Commercial whaling is banned in almost all parts of the world. Currently, only the Inuit and the Siberian Yup’ik are allowed to hunt these majestic marine creatures for their subsistence.  

However, the number of whales allowed to be hunted is regulated by two bodies, the International Whaling Commission and the Alaska Eskimo Whaling Commission.  

What are Inuit kayaks made out of? 

  • Inuit kayaks were made out of animal skin and bones.  

The Inuit typically used the bones of whales as the frame for the kayak. However, using pieces of driftwood for the frame was also not uncommon.

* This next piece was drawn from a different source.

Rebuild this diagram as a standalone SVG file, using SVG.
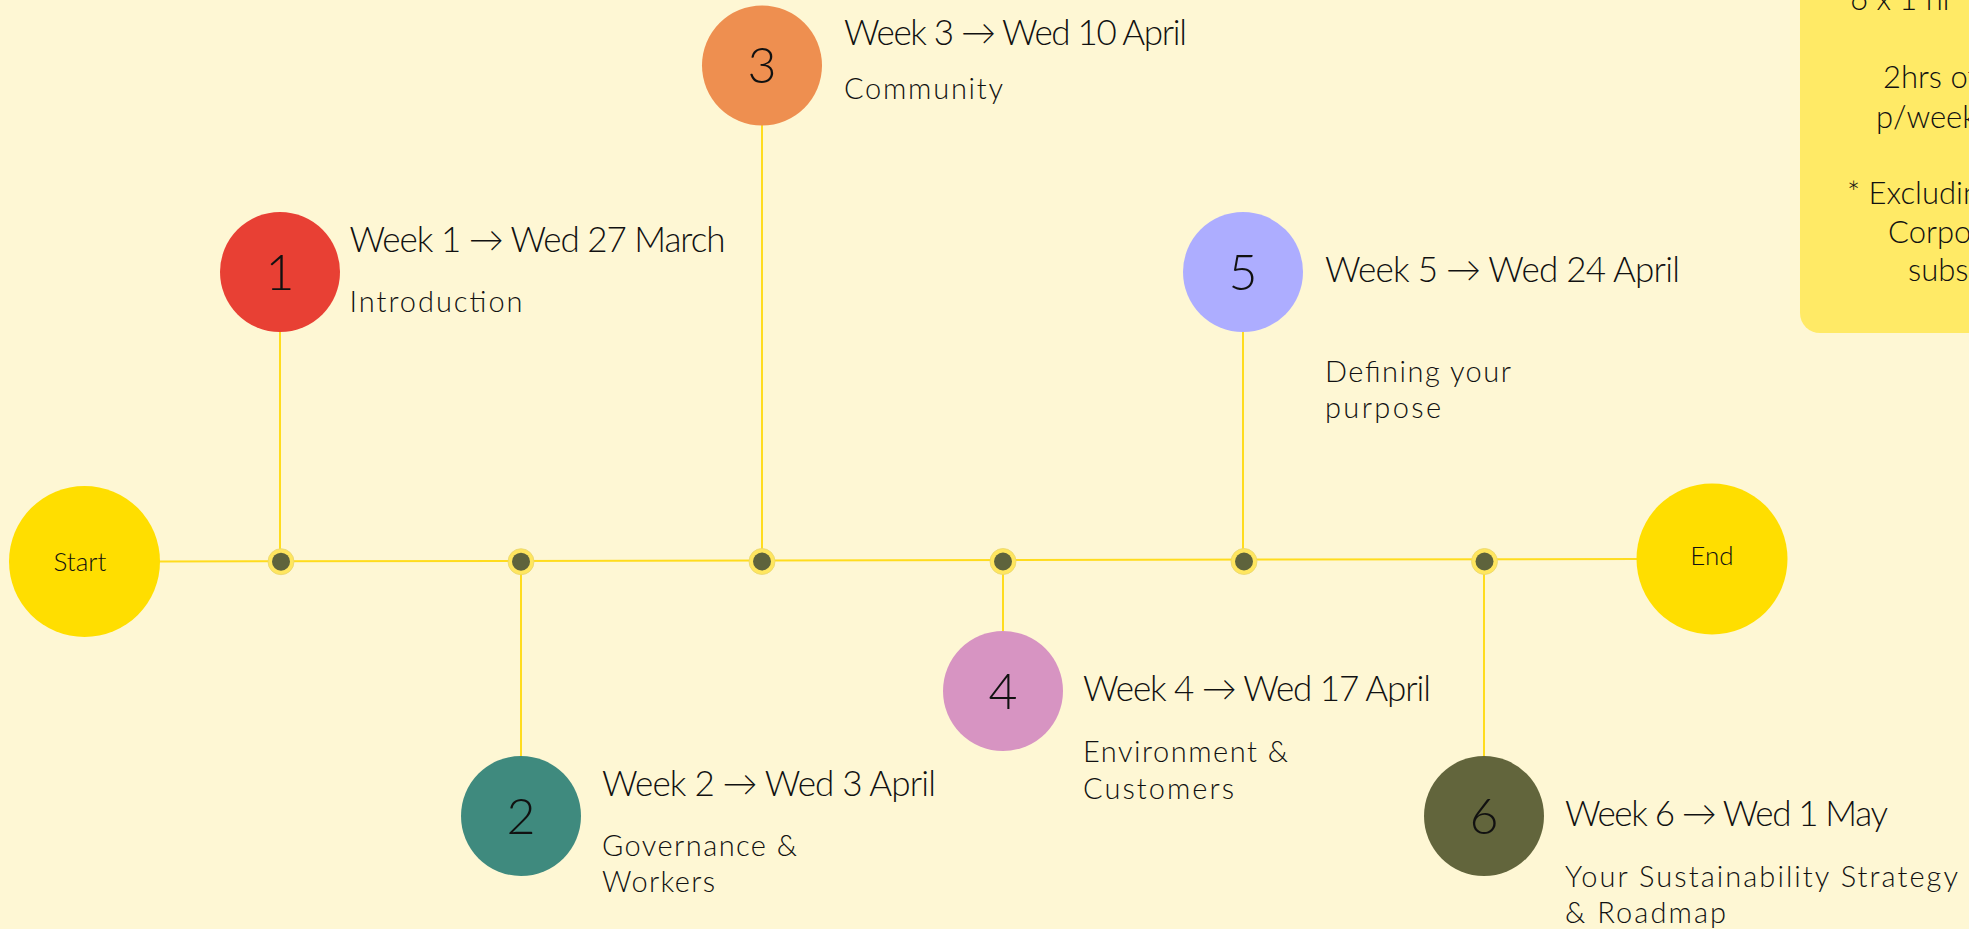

The use of ivory and antlers for the frame was also practiced. The frame was usually lashed or pegged together.  

This frame was covered by the skin of an animal that was scrapped of hair and dried. The skin of a seal was the preferred material as it was stretchy.

Sometimes whale skin was also used to make the kayak. This was then sewed together by using a waterproof stitch that was soaked in the fat of the whale or the seal. 

Caribou’s sinew was often used to tie the skin on the edges to the frame to prevent it from falling apart.

The whole structure was then coated with the oil from the animal to make it water-resistant.  

The animal skin and frame have been replaced by other materials, including polyethylene and other synthetic fibers in modern-day Inuit kayaks.

Check out this kayakfrom Liquidlogic. It has a traditional Eskimo kayak design but made of modern-day materials, which make it an excellent choice.  

Final thoughts.  

As you might have concluded by now, the Inuit kayak was the true definition of personal watercraft.

It was constructed ingeniously using the best materials that the cold arctic provided.

The kayak was born out of men’s desire to conquer the waters and the ice and come out victorious.  

At the heart of it, I think you will agree with me when I say that men’s ability to make the best use of our surroundings is matchless.

Thanks to the arctic folks, we now have different types of kayak and forms of kayaking to boast about.